§ WHAT IS NEEDED:
Omit all pictures. Copy the rest of the material exactly.

§ GIVEN DATA:
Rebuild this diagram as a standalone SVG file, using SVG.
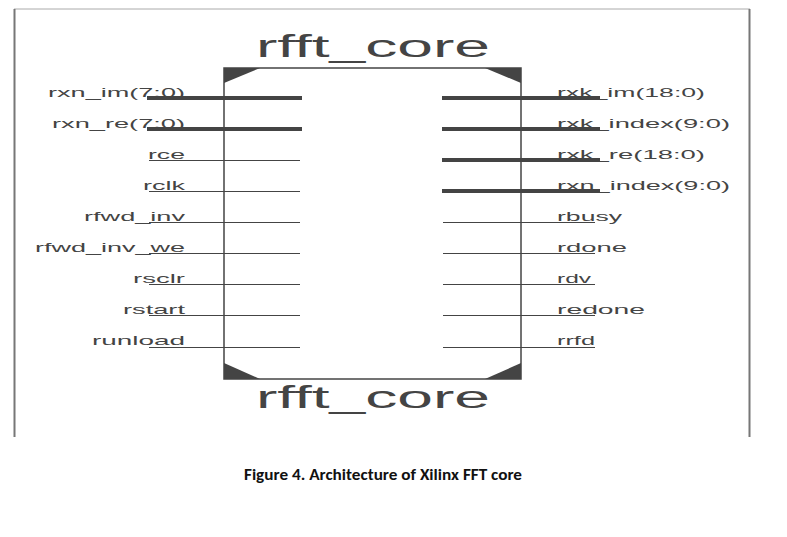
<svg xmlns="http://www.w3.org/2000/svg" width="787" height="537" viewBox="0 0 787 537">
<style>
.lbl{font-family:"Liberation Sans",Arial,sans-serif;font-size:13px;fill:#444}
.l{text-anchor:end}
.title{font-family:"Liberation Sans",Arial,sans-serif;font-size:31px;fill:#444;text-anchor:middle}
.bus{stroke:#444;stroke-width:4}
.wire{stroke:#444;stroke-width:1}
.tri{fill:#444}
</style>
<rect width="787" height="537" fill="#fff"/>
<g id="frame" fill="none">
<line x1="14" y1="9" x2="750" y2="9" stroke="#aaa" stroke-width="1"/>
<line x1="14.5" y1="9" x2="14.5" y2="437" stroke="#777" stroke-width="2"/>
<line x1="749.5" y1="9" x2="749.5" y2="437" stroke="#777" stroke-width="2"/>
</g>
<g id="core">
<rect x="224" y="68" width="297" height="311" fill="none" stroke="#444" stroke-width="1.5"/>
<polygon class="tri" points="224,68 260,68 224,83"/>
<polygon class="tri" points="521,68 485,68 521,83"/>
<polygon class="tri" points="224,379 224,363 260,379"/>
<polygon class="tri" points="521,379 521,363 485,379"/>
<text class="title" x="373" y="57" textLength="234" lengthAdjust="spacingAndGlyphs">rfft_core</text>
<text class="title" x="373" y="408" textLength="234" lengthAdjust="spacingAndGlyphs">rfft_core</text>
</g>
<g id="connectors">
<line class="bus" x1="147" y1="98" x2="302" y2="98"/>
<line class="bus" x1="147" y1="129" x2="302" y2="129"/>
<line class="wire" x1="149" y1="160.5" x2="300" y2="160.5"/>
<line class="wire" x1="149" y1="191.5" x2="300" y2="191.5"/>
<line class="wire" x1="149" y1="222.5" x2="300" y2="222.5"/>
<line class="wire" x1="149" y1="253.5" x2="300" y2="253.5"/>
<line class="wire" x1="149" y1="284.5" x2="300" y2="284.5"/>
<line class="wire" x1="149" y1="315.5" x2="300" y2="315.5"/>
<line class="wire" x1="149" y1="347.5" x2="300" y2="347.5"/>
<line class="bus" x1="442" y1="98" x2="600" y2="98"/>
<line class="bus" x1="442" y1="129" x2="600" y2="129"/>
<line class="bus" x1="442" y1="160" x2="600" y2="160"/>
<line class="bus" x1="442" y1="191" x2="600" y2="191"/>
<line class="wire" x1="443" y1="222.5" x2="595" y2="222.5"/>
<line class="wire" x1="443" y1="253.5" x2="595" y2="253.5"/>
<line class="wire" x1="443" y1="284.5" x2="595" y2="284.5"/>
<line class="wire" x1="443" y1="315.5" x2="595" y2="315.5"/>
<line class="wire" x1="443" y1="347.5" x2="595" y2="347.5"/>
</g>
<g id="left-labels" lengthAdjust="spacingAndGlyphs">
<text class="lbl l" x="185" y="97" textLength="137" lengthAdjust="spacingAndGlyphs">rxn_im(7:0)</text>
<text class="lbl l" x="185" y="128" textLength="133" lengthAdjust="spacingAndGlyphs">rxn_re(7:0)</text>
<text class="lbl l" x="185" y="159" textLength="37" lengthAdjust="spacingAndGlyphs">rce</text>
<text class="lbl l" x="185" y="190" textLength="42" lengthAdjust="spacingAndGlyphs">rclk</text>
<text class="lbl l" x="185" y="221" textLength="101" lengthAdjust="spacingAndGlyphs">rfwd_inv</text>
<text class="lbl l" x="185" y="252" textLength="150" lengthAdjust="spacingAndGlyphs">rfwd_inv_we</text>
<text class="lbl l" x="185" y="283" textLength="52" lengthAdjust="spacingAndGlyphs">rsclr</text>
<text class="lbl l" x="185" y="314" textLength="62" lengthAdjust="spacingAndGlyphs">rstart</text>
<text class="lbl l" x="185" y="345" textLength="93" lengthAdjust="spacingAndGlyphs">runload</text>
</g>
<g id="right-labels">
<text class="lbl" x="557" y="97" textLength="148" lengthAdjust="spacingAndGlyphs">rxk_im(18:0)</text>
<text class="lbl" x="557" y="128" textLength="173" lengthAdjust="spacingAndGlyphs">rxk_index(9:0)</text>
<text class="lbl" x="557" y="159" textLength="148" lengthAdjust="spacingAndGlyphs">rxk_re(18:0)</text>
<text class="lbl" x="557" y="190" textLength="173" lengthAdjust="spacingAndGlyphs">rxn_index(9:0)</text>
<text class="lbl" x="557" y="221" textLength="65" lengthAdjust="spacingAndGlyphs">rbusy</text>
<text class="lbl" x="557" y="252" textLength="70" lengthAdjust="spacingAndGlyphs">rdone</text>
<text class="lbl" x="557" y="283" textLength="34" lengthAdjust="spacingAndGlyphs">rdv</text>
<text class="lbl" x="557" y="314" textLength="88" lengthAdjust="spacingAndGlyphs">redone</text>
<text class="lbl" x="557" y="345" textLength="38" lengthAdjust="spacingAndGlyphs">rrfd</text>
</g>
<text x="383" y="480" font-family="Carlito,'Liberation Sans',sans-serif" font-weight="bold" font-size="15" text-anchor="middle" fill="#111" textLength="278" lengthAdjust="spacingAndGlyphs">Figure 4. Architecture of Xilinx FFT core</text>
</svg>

§ ANSWER TO THE EXERCISE:
Rebuild this diagram as a standalone SVG file, using SVG.
<svg xmlns="http://www.w3.org/2000/svg" width="787" height="537" viewBox="0 0 787 537">
<style>
.lbl{font-family:"Liberation Sans",Arial,sans-serif;font-size:13px;fill:#444}
.l{text-anchor:end}
.title{font-family:"Liberation Sans",Arial,sans-serif;font-size:31px;fill:#444;text-anchor:middle}
.bus{stroke:#444;stroke-width:4}
.wire{stroke:#444;stroke-width:1}
.tri{fill:#444}
</style>
<rect width="787" height="537" fill="#fff"/>
<g id="frame" fill="none">
<line x1="14" y1="9" x2="750" y2="9" stroke="#aaa" stroke-width="1"/>
<line x1="14.5" y1="9" x2="14.5" y2="437" stroke="#777" stroke-width="2"/>
<line x1="749.5" y1="9" x2="749.5" y2="437" stroke="#777" stroke-width="2"/>
</g>
<g id="core">
<rect x="224" y="68" width="297" height="311" fill="none" stroke="#444" stroke-width="1.5"/>
<polygon class="tri" points="224,68 260,68 224,83"/>
<polygon class="tri" points="521,68 485,68 521,83"/>
<polygon class="tri" points="224,379 224,363 260,379"/>
<polygon class="tri" points="521,379 521,363 485,379"/>
<text class="title" x="373" y="57" textLength="234" lengthAdjust="spacingAndGlyphs">rfft_core</text>
<text class="title" x="373" y="408" textLength="234" lengthAdjust="spacingAndGlyphs">rfft_core</text>
</g>
<g id="connectors">
<line class="bus" x1="147" y1="98" x2="302" y2="98"/>
<line class="bus" x1="147" y1="129" x2="302" y2="129"/>
<line class="wire" x1="149" y1="160.5" x2="300" y2="160.5"/>
<line class="wire" x1="149" y1="191.5" x2="300" y2="191.5"/>
<line class="wire" x1="149" y1="222.5" x2="300" y2="222.5"/>
<line class="wire" x1="149" y1="253.5" x2="300" y2="253.5"/>
<line class="wire" x1="149" y1="284.5" x2="300" y2="284.5"/>
<line class="wire" x1="149" y1="315.5" x2="300" y2="315.5"/>
<line class="wire" x1="149" y1="347.5" x2="300" y2="347.5"/>
<line class="bus" x1="442" y1="98" x2="600" y2="98"/>
<line class="bus" x1="442" y1="129" x2="600" y2="129"/>
<line class="bus" x1="442" y1="160" x2="600" y2="160"/>
<line class="bus" x1="442" y1="191" x2="600" y2="191"/>
<line class="wire" x1="443" y1="222.5" x2="595" y2="222.5"/>
<line class="wire" x1="443" y1="253.5" x2="595" y2="253.5"/>
<line class="wire" x1="443" y1="284.5" x2="595" y2="284.5"/>
<line class="wire" x1="443" y1="315.5" x2="595" y2="315.5"/>
<line class="wire" x1="443" y1="347.5" x2="595" y2="347.5"/>
</g>
<g id="left-labels" lengthAdjust="spacingAndGlyphs">
<text class="lbl l" x="185" y="97" textLength="137" lengthAdjust="spacingAndGlyphs">rxn_im(7:0)</text>
<text class="lbl l" x="185" y="128" textLength="133" lengthAdjust="spacingAndGlyphs">rxn_re(7:0)</text>
<text class="lbl l" x="185" y="159" textLength="37" lengthAdjust="spacingAndGlyphs">rce</text>
<text class="lbl l" x="185" y="190" textLength="42" lengthAdjust="spacingAndGlyphs">rclk</text>
<text class="lbl l" x="185" y="221" textLength="101" lengthAdjust="spacingAndGlyphs">rfwd_inv</text>
<text class="lbl l" x="185" y="252" textLength="150" lengthAdjust="spacingAndGlyphs">rfwd_inv_we</text>
<text class="lbl l" x="185" y="283" textLength="52" lengthAdjust="spacingAndGlyphs">rsclr</text>
<text class="lbl l" x="185" y="314" textLength="62" lengthAdjust="spacingAndGlyphs">rstart</text>
<text class="lbl l" x="185" y="345" textLength="93" lengthAdjust="spacingAndGlyphs">runload</text>
</g>
<g id="right-labels">
<text class="lbl" x="557" y="97" textLength="148" lengthAdjust="spacingAndGlyphs">rxk_im(18:0)</text>
<text class="lbl" x="557" y="128" textLength="173" lengthAdjust="spacingAndGlyphs">rxk_index(9:0)</text>
<text class="lbl" x="557" y="159" textLength="148" lengthAdjust="spacingAndGlyphs">rxk_re(18:0)</text>
<text class="lbl" x="557" y="190" textLength="173" lengthAdjust="spacingAndGlyphs">rxn_index(9:0)</text>
<text class="lbl" x="557" y="221" textLength="65" lengthAdjust="spacingAndGlyphs">rbusy</text>
<text class="lbl" x="557" y="252" textLength="70" lengthAdjust="spacingAndGlyphs">rdone</text>
<text class="lbl" x="557" y="283" textLength="34" lengthAdjust="spacingAndGlyphs">rdv</text>
<text class="lbl" x="557" y="314" textLength="88" lengthAdjust="spacingAndGlyphs">redone</text>
<text class="lbl" x="557" y="345" textLength="38" lengthAdjust="spacingAndGlyphs">rrfd</text>
</g>
<text x="383" y="480" font-family="Carlito,'Liberation Sans',sans-serif" font-weight="bold" font-size="15" text-anchor="middle" fill="#111" textLength="278" lengthAdjust="spacingAndGlyphs">Figure 4. Architecture of Xilinx FFT core</text>
</svg>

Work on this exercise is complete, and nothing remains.